Microsoft Azure on the other hand does similar billing and bills by the second. You are only charged for every second that the virtual machine is running in the Microsoft data center. However, it still can take several minutes for the started VM to initially boot and you will be charged for that period even if the VM isn’t fully operational during this period.

Google cloud service VM on demand pricing is very similar to the AWS Linux based pricing. The first sixty seconds per VM are billed even if they are not fully used. After this, the billing is charged per second of VM usage. Given this, all three of the top clouds offer very similar on demand billing practices when looking at their VM based on demand billing.

On Demand Pricing For Other Services

Even though the previous section described how on demand billing works for compute, on demand pricing also applies to other services offered by these cloud service providers. This is especially true for their database offerings. This would apply to both SQL based databases and NoSQL databases.

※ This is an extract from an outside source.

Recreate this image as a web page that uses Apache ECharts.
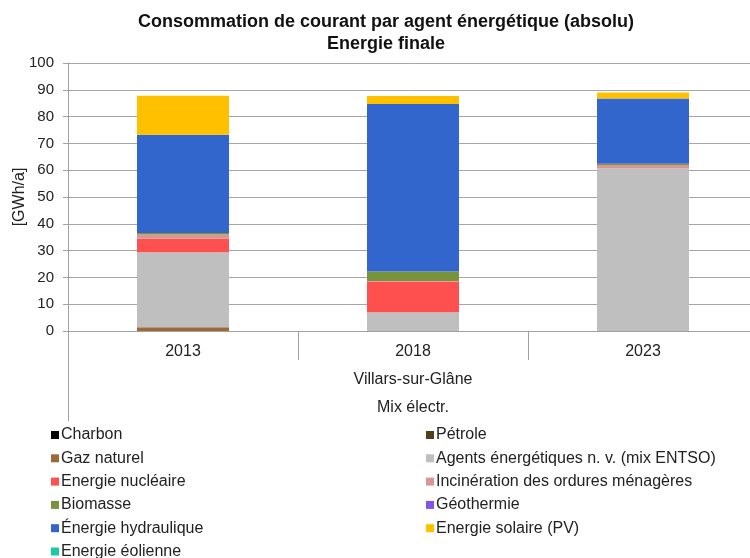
<!DOCTYPE html>
<html>
<head>
<meta charset="utf-8">
<script src="https://cdn.jsdelivr.net/npm/echarts@6/dist/echarts.min.js"></script>
<style>
  html, body { margin: 0; padding: 0; background: #fff; }
  #main { width: 750px; height: 558px; }
</style>
</head>
<body>
<div id="main"></div>
<script>
// categories (years)
var years = ['2013', '2018', '2023'];
var yTicks = [0, 10, 20, 30, 40, 50, 60, 70, 80, 90, 100];

// series values [GWh/a]
var charbon      = [0, 0, 0];
var petrole      = [0, 0, 0];
var gazNaturel   = [1.4, 0, 0];
var agentsNv     = [28.0, 7.0, 60.7];
var nucleaire    = [5.0, 11.5, 0];
var incineration = [1.6, 0.2, 1.2];
var biomasse     = [0.6, 3.5, 0.5];
var geothermie   = [0, 0, 0];
var hydraulique  = [36.6, 62.5, 24.4];
var solaire      = [14.6, 3.0, 2.2];
var eolienne     = [0, 0, 0];

var names = ['Charbon', 'Pétrole', 'Gaz naturel', 'Agents énergétiques n. v. (mix ENTSO)',
  'Energie nucléaire', 'Incinération des ordures ménagères', 'Biomasse', 'Géothermie',
  'Énergie hydraulique', 'Energie solaire (PV)', 'Energie éolienne'];
var values = [charbon, petrole, gazNaturel, agentsNv, nucleaire, incineration,
  biomasse, geothermie, hydraulique, solaire, eolienne];
var colors = ['#000000', '#4f3f1a', '#9c6a36', '#bfbfbf', '#ff5050', '#d99694',
  '#77933c', '#7f56e6', '#3366cc', '#ffc000', '#1dc9a0'];

var font = '"Liberation Sans", Arial, sans-serif';
var txt = '#222';

var series = [];
for (var i = 0; i < names.length; i++) {
    series.push({
        name: names[i],
        type: 'bar',
        stack: 'mix',
        barWidth: '40%',
        itemStyle: { color: colors[i] },
        data: values[i]
    });
}

var legendBase = {
    orient: 'vertical',
    top: 427,
    height: 200,
    icon: 'rect',
    itemWidth: 8,
    itemHeight: 8,
    itemGap: 7.3,
    padding: 0,
    selectedMode: false,
    textStyle: { fontFamily: font, fontSize: 16, color: txt, padding: [0, 0, 0, -3] }
};

var myChart = echarts.init(document.getElementById('main'));
var option = {
    backgroundColor: '#fff',
    animation: false,
    title: {
        text: 'Consommation de courant par agent énergétique (absolu)\nEnergie finale',
        left: 381,
        top: 6,
        textAlign: 'center',
        textStyle: { fontFamily: font, fontSize: 18, fontWeight: 'bold', color: '#111', lineHeight: 22 }
    },
    legend: [
        Object.assign({}, legendBase, { left: 51, data: [names[0], names[2], names[4], names[6], names[8], names[10]] }),
        Object.assign({}, legendBase, { left: 426, data: [names[1], names[3], names[5], names[7], names[9]] })
    ],
    grid: { left: 68, width: 690, top: 63, bottom: 227, containLabel: false, outerBoundsMode: 'none' },
    xAxis: {
        type: 'category',
        data: years,
        axisLine: { lineStyle: { color: '#a0a0a0', width: 1 } },
        axisTick: { show: true, length: 29, lineStyle: { color: '#a0a0a0' } },
        axisLabel: { fontFamily: font, fontSize: 16, color: txt, margin: 13 }
    },
    yAxis: {
        type: 'value',
        min: yTicks[0],
        max: yTicks[yTicks.length - 1],
        interval: 10,
        name: '[GWh/a]',
        nameLocation: 'middle',
        nameGap: 40,
        nameMoveOverlap: false,
        nameTextStyle: { fontFamily: font, fontSize: 16, color: txt },
        axisLine: { show: true, lineStyle: { color: '#a0a0a0' } },
        axisTick: { show: true, length: 5, lineStyle: { color: '#a0a0a0' } },
        axisLabel: { fontFamily: font, fontSize: 15, color: txt, margin: 14 },
        splitLine: { lineStyle: { color: '#a6a6a6', width: 1 } }
    },
    graphic: [
        { type: 'line', shape: { x1: 68.5, y1: 331, x2: 68.5, y2: 421 }, style: { stroke: '#a0a0a0', lineWidth: 1 } },
        { type: 'text', style: { text: 'Villars-sur-Glâne', x: 413, y: 380, textAlign: 'center', textVerticalAlign: 'middle', fill: txt, font: '16px ' + font } },
        { type: 'text', style: { text: 'Mix électr.', x: 413, y: 408, textAlign: 'center', textVerticalAlign: 'middle', fill: txt, font: '16px ' + font } }
    ],
    series: series
};
myChart.setOption(option);
</script>
</body>
</html>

For example with Amazon AWS RDS, which is a SQL database service that offers databases like MySQL, PostgreSQL, MariaDB, Oracle, SQL Server and Amazon Aurora, on demand pricing is an option. This means that when using these databases hosted and managed by Amazon, you are able to pay an on demand price for the service during the period for which you are running any of these databases. Once the database is stopped, terminated or deleted, you are no longer required to pay a fee. A pre-negotiated contract is not required for access to these databases. Simply pay for the time used when running any of these databases.

This also applies to Microsoft Azure databases like Azure SQL Server, Azure Cosmos DB (a NoSQL offering), Azure Cache for Redis, Azure Database for PostgreSQL, Azure Database for MySQL, Azure Database for MariaDB, and SQL Managed Instances. Each of these offer on demand pricing so that you only pay for the time that you are actually using the database, just like the AWS database services mentioned previously.

On the Google Cloud front, the exact same story exists for their database offerings. This includes their services like Cloud SQL, Cloud Bigtable, Cloud Bigstore, Firebase Realtime Database and Cloud Memorystore. No need to pre-pay for these services as you will simply be charged for time used when using them with the on demand pricing model.

You might think this only applies to database and compute, but that isn’t true. The on demand pricing model applies to virtually every service offered by all the top cloud providers. Things like Amazon Redshift, Azure Synapse, Azure Key Vault, Amazon Elastic Map Reduce, Azure Databricks, Google Kubernetes Engine, Cloud Functions, Azure Functions, AWS Lambda and many more all offer on demand based pricing.

Even though pretty much all the cloud services offer on demand pricing, it doesn’t mean the per hour or per second billing for these services is the same for each service. Each service will have it’s own dollar value that is charged for the on demand usage in order to make money for the cloud provider, but also be competitive with other cloud service offerings.

Alternatives To On Demand Pricing

Just because on demand pricing is an option, doesn’t mean that it is the only option. Most of the cloud providers offer a way to pre-pay for usage that the customer projects that they need. By doing this the cloud provider can better forecast their hardware and service needs, allowing them to get better discounts when buying the required hardware to support these services and passing on some of these savings to the cloud customer.

For Amazon Web Services this is known as reserved instance pricing when looking at compute instances. The model is split into two types. One is to prepay for certain VM models for one year of full time usage while the other is to prepay for the VM instances for a three year period. When doing this the cloud customer should be quite certain they will use the pre-purchased VM time allotment over the period purchased.

Microsoft Azure has an almost identical offering in this regard, where the customer can prepay for an amount of compute usage for specific VM types if they believe they will use those VM types for the duration of the pre paid period. For Azure this is known as Reserved Virtual Instances and again can be done over a single year pre-payment period, or up to three years. The longer the duration chosen, the larger the discount applied to the VM that was pre-paid for. The discount can be up to 72% of the on demand pricing for the same instance type.

And lastly, Google Cloud has a similar offering, however their name for it is committed use discounts. The concept is the same. Pre-pay for a time period of usage of a range of virtual machine instances and get a large discount on those virtual machines compared to what is paid for the on demand pricing of the same machines over the same usage period. This can save enormous amounts of money if many vms are planned to be used for the entire period of the pre-payment contract.

Even Deeper Discounts - Spot Instances

Another pricing model offered by these large cloud providers is known as spot pricing. What this does is offer the extra compute resources available from the cloud service providers at an incredibly reduced rate. The only caveat to using machines with this pricing model is that they may be taken away from the user to give to another cloud customer if the other cloud customer is willing to pay the full on demand price for the machine.

This allows the cloud providers to offer their extra capacity to customers that aren’t willing to pay the full rate for them, but are willing to pay a deep discount with the knowledge that the machine may go away at any moment if demand for the same compute resource spikes in the on demand pricing category.